The white bread recipe that I gave in my previous post could also be shaped in this manner to create white bread rolls rather than the loaf of bread that I suggested in that post. I just love the quirky variations that are possible and how adaptable bread dough is. What I particularly like about this particular bread is its communality… I like to plonk it on a bread board in the centre of the table and let everyone tear off their own bread roll! Amusingly, no-one ever seems to be the first one to launch in and rip off a roll, but once the first one has been taken it becomes a free-for-all with everyone scrambling to grab one before they are gone!
I do feel a bit of a fraud giving this recipe, because it is basically the same as that given in my previous post, but on considering whether to publish it, I decided that it was worth doing because it illustrates the many variations and possibilities that are available to you, once you have a good basic recipe to hand and gain confidence in baking your own bread.

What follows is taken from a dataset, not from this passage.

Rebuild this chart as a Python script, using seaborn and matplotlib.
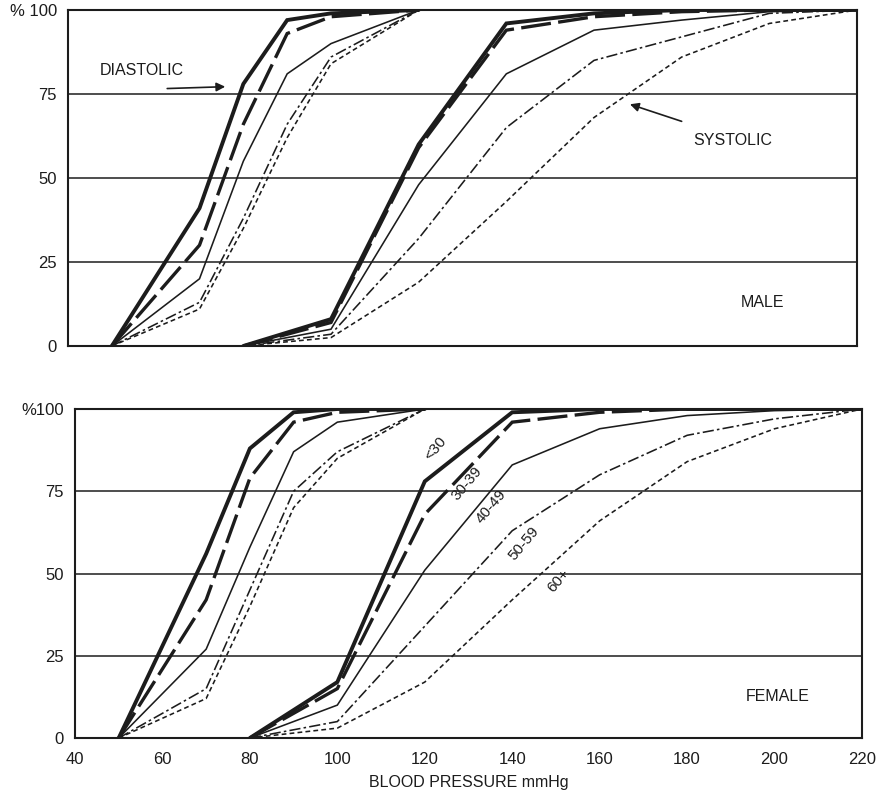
import matplotlib
matplotlib.use("Agg")
import matplotlib.pyplot as plt
import seaborn as sns
import pandas as pd

# Cumulative percentage of subjects at or below each blood pressure (mmHg)
age_groups = ["<30", "30-39", "40-49", "50-59", "60+"]

diastolic_bp = [50, 70, 80, 90, 100, 120]
systolic_bp = [80, 100, 120, 140, 160, 180, 200, 220]

male_diastolic = {
    "<30":   [0, 41, 78, 97, 99, 100],
    "30-39": [0, 30, 66, 93, 98, 100],
    "40-49": [0, 20, 55, 81, 90, 100],
    "50-59": [0, 13, 38, 66, 86, 100],
    "60+":   [0, 11, 35, 62, 84, 100],
}
male_systolic = {
    "<30":   [0, 8, 60, 96, 99, 100, 100, 100],
    "30-39": [0, 7, 59, 94, 98, 99.5, 100, 100],
    "40-49": [0, 5, 48, 81, 94, 97, 99.5, 100],
    "50-59": [0, 3.5, 32, 65, 85, 92, 99, 100],
    "60+":   [0, 2.5, 19, 43, 68, 86, 96, 100],
}
female_diastolic = {
    "<30":   [0, 56, 88, 99, 100, 100],
    "30-39": [0, 42, 79, 96, 99, 100],
    "40-49": [0, 27, 58, 87, 96, 100],
    "50-59": [0, 15, 45, 75, 87, 100],
    "60+":   [0, 12, 40, 70, 85, 100],
}
female_systolic = {
    "<30":   [0, 17, 78, 99, 100, 100, 100, 100],
    "30-39": [0, 15, 68, 96, 99, 100, 100, 100],
    "40-49": [0, 10, 51, 83, 94, 98, 99.5, 100],
    "50-59": [0, 5, 34, 63, 80, 92, 97, 100],
    "60+":   [0, 3, 17, 42, 66, 84, 94, 100],
}

x_ticks = [40, 60, 80, 100, 120, 140, 160, 180, 200, 220]
y_ticks = [0, 25, 50, 75, 100]
top_y_labels = ["0", "25", "50", "75", "% 100"]
bottom_y_labels = ["0", "25", "50", "75", "%100"]

# label text, x, y for the age group tags on the female systolic curves
age_label_pos = {
    "<30": (122.4, 88.0),
    "30-39": (129.7, 77.5),
    "40-49": (135.2, 70.5),
    "50-59": (142.6, 59.0),
    "60+": (150.6, 47.8),
}

ink = "#1c1c1c"
line_styles = {
    "<30":   dict(lw=2.8, linestyle="-"),
    "30-39": dict(lw=2.4, linestyle=(0, (9, 2.2))),
    "40-49": dict(lw=1.15, linestyle="-"),
    "50-59": dict(lw=1.15, linestyle=(0, (7, 2, 1.6, 2))),
    "60+":   dict(lw=1.15, linestyle=(0, (3, 2))),
}

sns.set_theme(style="white")
plt.rcParams["font.family"] = ["Liberation Sans", "DejaVu Sans"]

fig = plt.figure(figsize=(8.8, 7.94), dpi=100)
W, H = 880, 794
ax_top = fig.add_axes([68 / W, 1 - 346 / H, (857 - 68) / W, (346 - 10) / H])
ax_bot = fig.add_axes([75 / W, 1 - 738 / H, (862 - 75) / W, (738 - 409) / H])


def draw_curves(ax, bp, table):
    for grp in age_groups:
        df = pd.DataFrame({"bp": bp, "pct": table[grp]})
        sns.lineplot(data=df, x="bp", y="pct", ax=ax, color=ink,
                     errorbar=None, sort=True, solid_joinstyle="miter",
                     dash_joinstyle="miter", **line_styles[grp])


def style_axes(ax, ylabels, show_x):
    ax.set_xlim(40, 220)
    ax.set_ylim(0, 100)
    for v in (25, 50, 75):
        ax.axhline(v, color=ink, lw=1.1, zorder=0)
    for s in ax.spines.values():
        s.set_visible(True)
        s.set_color(ink)
        s.set_linewidth(1.5)
    ax.set_xticks(x_ticks)
    ax.set_yticks(y_ticks)
    ax.set_yticklabels(ylabels)
    ax.tick_params(axis="x", direction="in", length=6, width=1.2,
                   color=ink, labelsize=12, pad=10,
                   labelbottom=show_x, labelcolor=ink)
    ax.tick_params(axis="y", length=0, labelsize=12, pad=8, labelcolor=ink)
    ax.set_xlabel("")
    ax.set_ylabel("")


draw_curves(ax_top, diastolic_bp, male_diastolic)
draw_curves(ax_top, systolic_bp, male_systolic)
draw_curves(ax_bot, diastolic_bp, female_diastolic)
draw_curves(ax_bot, systolic_bp, female_systolic)

style_axes(ax_top, top_y_labels, False)
style_axes(ax_bot, bottom_y_labels, True)

ax_bot.set_xlabel("BLOOD PRESSURE mmHg", fontsize=11.5, color=ink, labelpad=6)

# male panel notes
ax_top.text(47.3, 82, "DIASTOLIC", fontsize=11.5, color=ink,
            ha="left", va="center")
ax_top.annotate("", xy=(76.5, 77.2), xytext=(62.0, 76.6),
                arrowprops=dict(arrowstyle="-|>", color=ink, lw=1.2,
                                mutation_scale=13))
ax_top.text(182.6, 61.3, "SYSTOLIC", fontsize=11.5, color=ink,
            ha="left", va="center")
ax_top.annotate("", xy=(167.6, 72.2), xytext=(180.6, 66.6),
                arrowprops=dict(arrowstyle="-|>", color=ink, lw=1.2,
                                mutation_scale=13))
ax_top.text(193.4, 13, "MALE", fontsize=11.5, color=ink,
            ha="left", va="center")

# female panel notes
ax_bot.text(193.3, 12.5, "FEMALE", fontsize=11.5, color=ink,
            ha="left", va="center")
for grp in age_groups:
    lx, ly = age_label_pos[grp]
    ax_bot.text(lx, ly, grp, fontsize=11, color=ink, rotation=50,
                ha="center", va="center", rotation_mode="anchor")

fig.savefig("out.png", dpi=100, facecolor="white")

In my opinion, this bread is all the more appealing when liberally spread with a good Irish butter!
300g strong white bread flour
200g malted brown/granary bread flour
15g fresh yeast
1tblsp olive oil
Method:1. Place both flours in a large mixing bowl and add the salt, giving everything a good mix with your hands so that the salt is well distributed. Crumble in the fresh yeast and mix this through as well. Add the water and olive oil and mix with your hands to form a soft dough.
2. Tip the dough out onto a clean work surface (no need to dust it with flour) and knead for about 10 minutes or until the dough feels soft and silky. Place the dough in a clean, lightly oiled bowl and cover with cling-film. Set the bowl aside and allow the dough to prove until doubled in size which can take anything from 60-90 minutes depending on the ambient temperature of your kitchen.
3. Turn the dough out onto a clean work surface and gently punch out the air. Divide the dough into 7 small, equally sized balls/rolls (I use my electronic scales to do this, but you can do it by eye). Place one ball in the centre of a large parchment-covered baking tray which you have sprinkled with a little flour and space the remaining 6 balls evenly around the edge, spaced slightly apart so that the individual rolls have room to rise and join into each other. Allow the bread rise for a second time until it is almost doubled in size, which will take about 60 minutes.
4. Preheat oven to highest setting and place an empty roasting tin onto the floor of the oven to heat up along with the oven.
5. When the bread has proved for a second time, place the baking tray into the preheated oven. Throw some ice-cubes into the heated tray at the bottom of the oven to help the bread develop a good crust.
Makes 1 large loaf of 7 tear-and-share rolls.